Now, in 2016, Gore is still moving along just fine through 10 games at the age of 33. He has scored seven touchdowns and is averaging 84.3 yards from scrimmage per game. And he could be the first running back who's 33 or older to hit the 1,000-yard mark on the ground since 1984, according to Kevin Bowen from Colts.com.
He doesn't really acknowledge age. It's not as if he's hiding from the number of candles on his birthday cake. But in football terms, that number doesn't register mentally. And why would it? He's blinded by a deep passion, so Gore just keeps preparing, working, boxing, running and studying. Then he does it all again the next day or the next offseason.

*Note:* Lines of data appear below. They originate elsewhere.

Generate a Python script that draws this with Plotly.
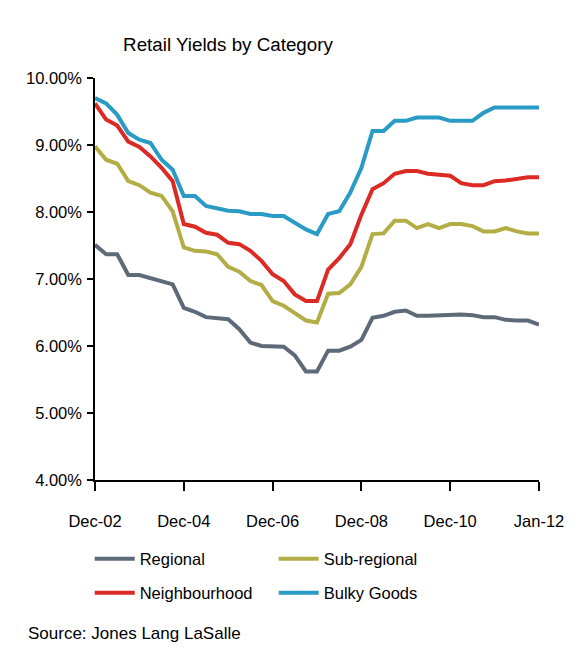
import numpy as np
import plotly.graph_objects as go

# quarterly retail yields (%), Dec-02 .. Jan-12
period = np.arange(41)
tick_pos = [0, 8, 16, 24, 32, 40]
tick_labels = ["Dec-02", "Dec-04", "Dec-06", "Dec-08", "Dec-10", "Jan-12"]

regional = [7.51, 7.37, 7.37, 7.06, 7.06, 7.01, 6.96, 6.92, 6.57, 6.51,
            6.43, 6.42, 6.40, 6.25, 6.05, 6.00, 5.99, 5.99, 5.86, 5.62,
            5.62, 5.93, 5.93, 5.99, 6.09, 6.42, 6.45, 6.51, 6.53, 6.45,
            6.45, 6.46, 6.47, 6.47, 6.46, 6.43, 6.43, 6.39, 6.38, 6.38, 6.32]
sub_regional = [8.98, 8.78, 8.72, 8.46, 8.40, 8.29, 8.24, 8.01, 7.47, 7.42,
                7.41, 7.37, 7.18, 7.11, 6.97, 6.91, 6.67, 6.60, 6.49, 6.38,
                6.35, 6.78, 6.79, 6.92, 7.18, 7.67, 7.68, 7.87, 7.87, 7.76,
                7.82, 7.76, 7.82, 7.82, 7.79, 7.71, 7.71, 7.76, 7.71, 7.68, 7.68]
neighbourhood = [9.62, 9.38, 9.29, 9.05, 8.97, 8.83, 8.66, 8.46, 7.82, 7.78,
                 7.69, 7.66, 7.54, 7.52, 7.42, 7.27, 7.07, 6.97, 6.77, 6.67,
                 6.67, 7.14, 7.31, 7.52, 7.96, 8.34, 8.43, 8.57, 8.61, 8.61,
                 8.57, 8.55, 8.54, 8.43, 8.40, 8.40, 8.46, 8.47, 8.50, 8.52, 8.52]
bulky_goods = [9.70, 9.62, 9.45, 9.18, 9.08, 9.03, 8.78, 8.63, 8.24, 8.24,
               8.09, 8.06, 8.02, 8.01, 7.97, 7.97, 7.94, 7.94, 7.84, 7.74,
               7.67, 7.97, 8.01, 8.29, 8.66, 9.21, 9.21, 9.36, 9.36, 9.41,
               9.41, 9.41, 9.36, 9.36, 9.36, 9.48, 9.56, 9.56, 9.56, 9.56, 9.56]

series = [
    ("Regional", regional, "#5E6A78", "legend"),
    ("Sub-regional", sub_regional, "#B3AD45", "legend"),
    ("Neighbourhood", neighbourhood, "#DC2A25", "legend2"),
    ("Bulky Goods", bulky_goods, "#2A9BC4", "legend2"),
]

FONT = "Liberation Sans, Arial, sans-serif"
W, H = 579, 653
# page puts the figure 8px in from the top-left corner
OFF = 8

fig = go.Figure()
for name, vals, col, leg in series:
    fig.add_trace(go.Scatter(
        x=period, y=np.array(vals) / 100, name=name, mode="lines",
        line=dict(color=col, width=4), legend=leg))

legend_style = dict(orientation="h", xref="container", yref="container",
                    x=81.7 / W, xanchor="left", yanchor="middle",
                    font=dict(size=16.5, color="black"), itemwidth=40,
                    entrywidth=129, bgcolor="rgba(0,0,0,0)")

fig.update_layout(
    width=W, height=H,
    margin=dict(l=87, r=48, t=70, b=178),
    paper_bgcolor="white", plot_bgcolor="white",
    font=dict(family=FONT, color="black"),
    title=dict(text="Retail Yields by Category", font=dict(size=18.8),
               x=(228 - OFF) / W, xanchor="center", y=1 - (44 - OFF) / H,
               yanchor="middle"),
    legend=dict(legend_style, y=1 - (559 - OFF) / H),
    legend2=dict(legend_style, y=1 - (593 - OFF) / H),
    showlegend=True,
)
fig.update_xaxes(
    range=[0, 40], tickvals=tick_pos, ticktext=tick_labels,
    showgrid=False, zeroline=False, showline=True, linecolor="black", linewidth=1.5,
    ticks="outside", ticklen=9, tickwidth=1.5, tickcolor="black",
    ticklabelstandoff=16, tickfont=dict(size=16.5))
fig.update_yaxes(
    range=[0.04, 0.10], dtick=0.01, tickformat=".2%",
    showgrid=False, zeroline=False, showline=True, linecolor="black", linewidth=1.5,
    ticks="outside", ticklen=6, tickwidth=1.5, tickcolor="black",
    ticklabelstandoff=2, tickfont=dict(size=16.5))

fig.add_annotation(text="Source: Jones Lang LaSalle", xref="paper", yref="paper",
                   x=(18 - 87) / 444, y=-(630 - 475) / 405,
                   xanchor="left", yanchor="middle",
                   showarrow=False, font=dict(size=17))

fig.write_html("out.html")
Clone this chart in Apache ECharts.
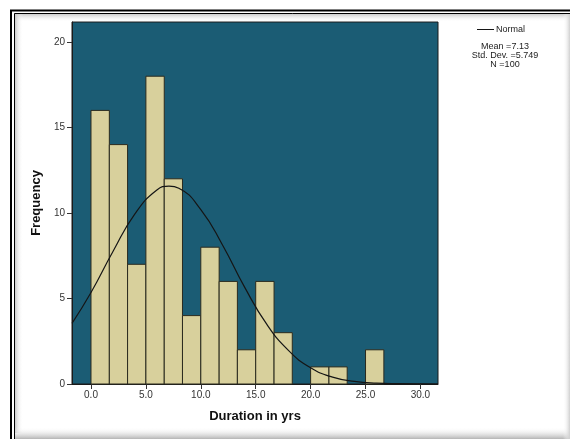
<!DOCTYPE html>
<html>
<head>
<meta charset="utf-8">
<script src="https://cdn.jsdelivr.net/npm/echarts@6/dist/echarts.min.js"></script>
<style>
  html, body { margin: 0; padding: 0; background: #fff; }
  #main { width: 570px; height: 439px; }
</style>
</head>
<body>
<div id="main"></div>
<script>
// histogram bins (Duration in yrs)
var binStart = [0, 1.67, 3.33, 5, 6.67, 8.33, 10, 11.67, 13.33, 15, 16.67, 20, 21.67, 25];
var binEnd = [1.67, 3.33, 5, 6.67, 8.33, 10, 11.67, 13.33, 15, 16.67, 18.33, 21.67, 23.33, 26.67];
var counts = [16, 14, 7, 18, 12, 4, 8, 6, 2, 6, 3, 1, 1, 2];

// normal curve
var curveX = [-1.73, 0, 2, 4, 6, 7.1, 8, 10, 12, 14, 16, 18, 20, 22, 24, 26, 28, 31.6];
var curveY = [3.55, 5.35, 7.75, 9.95, 11.35, 11.57, 11.45, 10.2, 8.1, 5.65, 3.5, 1.95, 0.95, 0.4, 0.15, 0.05, 0.02, 0];

var xTicks = [0, 5, 10, 15, 20, 25, 30];
var yTicks = [0, 5, 10, 15, 20];
var stats = ['Mean =7.13', 'Std. Dev. =5.749', 'N =100'];

var chart = echarts.init(document.getElementById('main'), null, { renderer: 'canvas' });

var bars = [];
for (var i = 0; i < counts.length; i++) {
  bars.push([binStart[i], binEnd[i], counts[i]]);
}
var curve = [];
for (var j = 0; j < curveX.length; j++) {
  curve.push([curveX[j], curveY[j]]);
}

var font = 'Liberation Sans, Arial, sans-serif';

var option = {
  animation: false,
  backgroundColor: '#fff',
  grid: {
    left: 72, top: 22, width: 366, height: 362,
    show: true,
    backgroundColor: '#1b5c74',
    borderColor: '#1a1a1a',
    borderWidth: 1
  },
  legend: {
    data: [{ name: 'Normal', icon: 'rect' }],
    left: 472, top: 20,
    itemWidth: 17, itemHeight: 1, itemGap: 2,
    textStyle: { fontFamily: font, fontSize: 9, color: '#222', padding: [0, 0, 0, -3] }
  },
  xAxis: {
    type: 'value',
    min: -1.73, max: 31.6,
    name: 'Duration in yrs',
    nameLocation: 'middle',
    nameGap: 26,
    nameTextStyle: { fontFamily: font, fontSize: 13, fontWeight: 'bold', color: '#111' },
    axisLine: { show: true, onZero: false, lineStyle: { color: '#1a1a1a' } },
    axisTick: { show: true, length: 5, customValues: xTicks, lineStyle: { color: '#333' } },
    axisLabel: {
      customValues: xTicks, fontFamily: font, fontSize: 10, color: '#333', margin: 6,
      formatter: function (v) { return v.toFixed(1); }
    },
    splitLine: { show: false }
  },
  yAxis: {
    type: 'value',
    min: 0, max: 21.17,
    name: 'Frequency',
    nameLocation: 'middle',
    nameGap: 24,
    nameRotate: 90,
    nameTextStyle: { fontFamily: font, fontSize: 13, fontWeight: 'bold', color: '#111' },
    axisLine: { show: true, onZero: false, lineStyle: { color: '#1a1a1a' } },
    axisTick: { show: true, length: 5, customValues: yTicks, lineStyle: { color: '#333' } },
    axisLabel: { customValues: yTicks, fontFamily: font, fontSize: 10, color: '#333', margin: 7 },
    splitLine: { show: false }
  },
  series: [
    {
      type: 'custom',
      name: 'Frequency',
      data: bars,
      encode: { x: [0, 1], y: 2 },
      renderItem: function (params, api) {
        var p0 = api.coord([api.value(0), api.value(2)]);
        var p1 = api.coord([api.value(1), 0]);
        return {
          type: 'rect',
          shape: { x: p0[0], y: p0[1], width: p1[0] - p0[0], height: p1[1] - p0[1] },
          style: { fill: '#d8d09c', stroke: '#2a2a1e', lineWidth: 1 }
        };
      },
      z: 2
    },
    {
      type: 'line',
      name: 'Normal',
      data: curve,
      smooth: true,
      symbol: 'none',
      clip: true,
      lineStyle: { color: '#151515', width: 1.2 },
      itemStyle: { color: '#151515' },
      z: 3
    }
  ],
  graphic: [
    // frame shadows
    { type: 'rect', silent: true, shape: { x: 14, y: 13, width: 560, height: 9 },
      style: { fill: new echarts.graphic.LinearGradient(0, 0, 0, 1, [{ offset: 0, color: '#bdbdbd' }, { offset: 1, color: 'rgba(255,255,255,0)' }]) } },
    { type: 'rect', silent: true, shape: { x: 14, y: 13, width: 9, height: 420 },
      style: { fill: new echarts.graphic.LinearGradient(0, 0, 1, 0, [{ offset: 0, color: '#bdbdbd' }, { offset: 1, color: 'rgba(255,255,255,0)' }]) } },
    { type: 'rect', silent: true, shape: { x: 14, y: 427, width: 560, height: 12 },
      style: { fill: new echarts.graphic.LinearGradient(0, 0, 0, 1, [{ offset: 0, color: 'rgba(255,255,255,0)' }, { offset: 1, color: '#b4b4b4' }]) } },
    { type: 'rect', silent: true, shape: { x: 563, y: 13, width: 7, height: 426 },
      style: { fill: new echarts.graphic.LinearGradient(0, 0, 1, 0, [{ offset: 0, color: 'rgba(255,255,255,0)' }, { offset: 1, color: '#cfcfcf' }]) } },
    // double border
    { type: 'polyline', silent: true, shape: { points: [[11, 439], [11, 10.5], [570, 10.5]] },
      style: { stroke: '#000', lineWidth: 2, fill: null } },
    { type: 'polyline', silent: true, shape: { points: [[14.5, 439], [14.5, 13.5], [570, 13.5]] },
      style: { stroke: '#000', lineWidth: 1, fill: null } },
    // statistics
    { type: 'text', silent: true, x: 505, y: 42,
      style: { text: stats.join('\n'), fontFamily: font, fontSize: 9, lineHeight: 9, fill: '#222', align: 'center' } }
  ]
};

chart.setOption(option);
</script>
</body>
</html>
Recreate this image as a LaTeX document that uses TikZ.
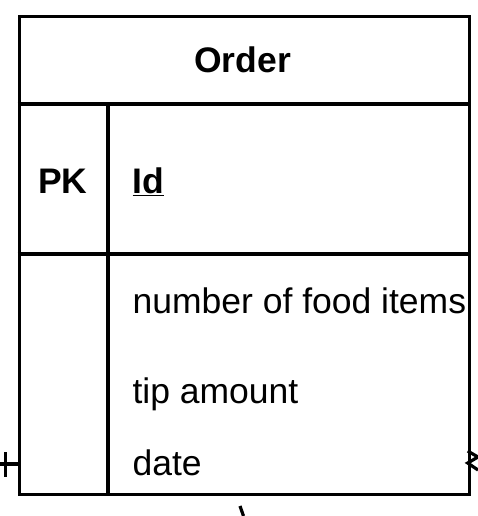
\documentclass[tikz,border=0pt]{standalone}
\usepackage{fontspec}
\setmainfont{Liberation Sans}
\begin{document}
\begin{tikzpicture}[x=1pt,y=-1pt, line width=3.2pt,
  txt/.style={inner sep=0pt, font=\fontsize{35.5}{40}\selectfont},
  btxt/.style={inner sep=0pt, font=\fontsize{35.5}{40}\selectfont\bfseries}]
\useasboundingbox (0,0) rectangle (478,516);
% table outline
\node[draw, minimum width=450pt, minimum height=477.7pt, inner sep=0pt,
      anchor=north west] (tbl) at (17.7,15.3) {};
% internal lines
\coordinate (hl) at (17.7,104);  \coordinate (hr) at (467.7,104);
\coordinate (rl) at (17.7,254);  \coordinate (rr) at (467.7,254);
\coordinate (dt) at (108,104);   \coordinate (db) at (108,493);
\draw (hl) -- (hr);
\draw (rl) -- (rr);
\draw (dt) -- (db);
% texts
\node[btxt, anchor=base] (title) at (242.5,73) {Order};
\node[btxt, anchor=base] (pk) at (62.9,193) {PK};
\node[btxt, anchor=base west] (id) at (131,193) {\underline{Id}};
\node[txt, anchor=base west] (f1) at (131,313) {number of food items};
\node[txt, anchor=base west] (f2) at (131,403) {tip amount};
\node[txt, anchor=base west] (f3) at (131,475) {date};
% left connector (one)
\coordinate (lc) at (0,464);
\draw (lc) -- (tbl.west |- lc);
\coordinate (lt1) at (5.5,452); \coordinate (lt2) at (5.5,477);
\draw (lt1) -- (lt2);
% right connector (many)
\coordinate (ra) at (467.7,451); \coordinate (rb) at (467.7,463);
\coordinate (rp) at (478,457);   \coordinate (rq) at (478,470);
\draw (ra) -- (rp) -- (rb) -- (rq);
% bottom connector stub
\coordinate (b1) at (240,506); \coordinate (b2) at (243.5,516);
\draw (b1) -- (b2);
\end{tikzpicture}
\end{document}
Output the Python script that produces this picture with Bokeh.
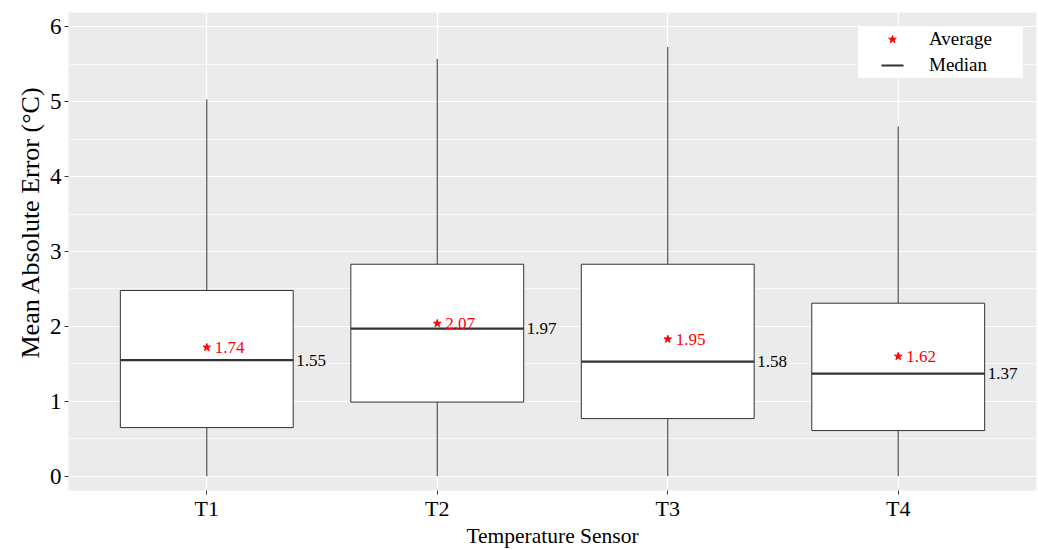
from bokeh.plotting import figure
from bokeh.models import ColumnDataSource, FixedTicker, Legend, LegendItem, Range1d, Title
from bokeh.core.properties import value
from bokeh.embed import file_html
from bokeh.resources import INLINE

sensors = ["T1", "T2", "T3", "T4"]
q1 = [0.65, 0.99, 0.77, 0.61]
q3 = [2.48, 2.83, 2.83, 2.31]
medians = [1.55, 1.97, 1.53, 1.37]
median_labels = ["1.55", "1.97", "1.58", "1.37"]
means = [1.72, 2.04, 1.83, 1.60]
mean_labels = ["1.74", "2.07", "1.95", "1.62"]
whisker_low = [0.0, 0.0, 0.0, 0.0]
whisker_high = [5.03, 5.57, 5.73, 4.67]

FONT = "Liberation Serif"
pos = [i + 1 for i in range(len(sensors))]
bw = 0.75

src = ColumnDataSource(dict(
    x=pos, q1=q1, q3=q3, med=medians, mean=means, lo=whisker_low, hi=whisker_high,
    left=[p - bw / 2 for p in pos], right=[p + bw / 2 for p in pos],
    medlab=median_labels, meanlab=mean_labels,
))

p = figure(width=1038, height=550, output_backend="svg", toolbar_location=None,
           x_range=Range1d(0.4, 4.6), y_range=Range1d(-0.19, 6.19),
           min_border_left=68, min_border_right=2, min_border_top=12, min_border_bottom=60)
p.background_fill_color = "#ebebeb"
p.border_fill_color = "white"
p.outline_line_color = None

# grids
p.xgrid.ticker = FixedTicker(ticks=pos)
p.xgrid.grid_line_color = "white"
p.xgrid.grid_line_width = 1.2
p.ygrid.grid_line_color = "white"
p.ygrid.grid_line_width = 1.2
p.ygrid.minor_grid_line_color = "white"
p.ygrid.minor_grid_line_width = 0.6

# axes
p.xaxis.ticker = FixedTicker(ticks=pos)
p.xaxis.major_label_overrides = {pp: s for pp, s in zip(pos, sensors)}
p.yaxis.ticker = FixedTicker(ticks=[0, 1, 2, 3, 4, 5, 6], minor_ticks=[0.5, 1.5, 2.5, 3.5, 4.5, 5.5])
for ax in (p.xaxis[0], p.yaxis[0]):
    ax.axis_line_color = None
    ax.major_tick_line_color = "#333333"
    ax.major_tick_out = 4
    ax.major_tick_in = 0
    ax.minor_tick_line_color = None
    ax.major_label_text_font = FONT
    ax.major_label_text_color = "black"
    ax.axis_label_text_font = FONT
    ax.axis_label_text_font_style = "normal"
    ax.axis_label_text_color = "black"
p.xaxis.major_label_text_font_size = "22px"
p.yaxis.major_label_text_font_size = "23px"
p.xaxis.axis_label_text_font_size = "21.5px"
p.xaxis.axis_label = "Temperature Sensor"
p.xaxis.major_label_standoff = 1
p.xaxis.axis_label_standoff = 0
p.yaxis.major_label_standoff = 3

ytitle = Title(text="Mean Absolute Error (°C)", align="left", offset=132,
               text_font=FONT, text_font_size="26px", text_font_style="normal",
               text_color="black", standoff=4)
p.add_layout(ytitle, "left")

# whiskers
p.segment(x0="x", y0="q3", x1="x", y1="hi", source=src, line_color="#333333", line_width=1)
p.segment(x0="x", y0="lo", x1="x", y1="q1", source=src, line_color="#333333", line_width=1)
# boxes
p.quad(left="left", right="right", bottom="q1", top="q3", source=src,
       fill_color="white", line_color="#333333", line_width=1)
# median
p.segment(x0="left", y0="med", x1="right", y1="med", source=src, line_color="#333333", line_width=2.2)
# zero-length proxy used only for the legend glyph (centred 22px dash)
med_r = p.segment(x0="x", y0="med", x1="x", y1="med", source=src, line_color="#333333",
                  line_width=2.2, line_dash="0 23 22 23")
# mean star
mean_r = p.scatter(x="x", y="mean", source=src, marker="star", size=8, fill_color="red", line_color="red")

p.text(x="x", y="mean", text="meanlab", source=src, x_offset=8, text_baseline="middle",
       text_color="red", text_font=value(FONT), text_font_size="17px")
p.text(x="right", y="med", text="medlab", source=src, x_offset=3, text_baseline="middle",
       text_color="black", text_font=value(FONT), text_font_size="17px")

legend = Legend(items=[LegendItem(label="Average", renderers=[mean_r]),
                       LegendItem(label="Median", renderers=[med_r])],
                location=(790, 412))
legend.label_text_font = FONT
legend.label_text_font_size = "19px"
legend.label_text_color = "black"
legend.border_line_color = None
legend.background_fill_color = "white"
legend.background_fill_alpha = 1
legend.glyph_width = 68
legend.glyph_height = 20
legend.label_height = 26
legend.label_width = 94
legend.label_standoff = 3
legend.padding = 0
legend.spacing = 0
legend.margin = 0
p.add_layout(legend)

open("out.html", "w").write(file_html(p, INLINE))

"I'm healthy, and I'm training the same way in the offseason with younger guys who are keeping me honest," Gore said. "They're pushing me, and I'm competing against them and still look good. And I still love it. So why not go out there and have fun, and put it in your head that you're a young guy, and I'm still 22 or 23? Why not?"
Why not indeed.
That statement is the essence of Gore. He pushes himself to look, feel and play like a much younger running back because of his love for the game. But also because he doesn't know any other way to approach his profession.
That's the core fabric of Gore as a person. He learned his work ethic from a caring and giving mother, even during difficult times. That carried over to the classroom, and to his rehabbing after injuries that could have derailed an NFL career. And he kept digging throughout a lot of losing seasons in San Francisco.
It all adds up to both the Frank Gore story and why his story keeps going.
"I saw Frank work every single day," Boone said. "Not a day went by when he wasn't working his ass off. I remember he told me the only reason he was good and the only reason he's in this league is because he worked his ass off.
"He said it's going to pay off someday. And he was right."
All quotes obtained firsthand by the author.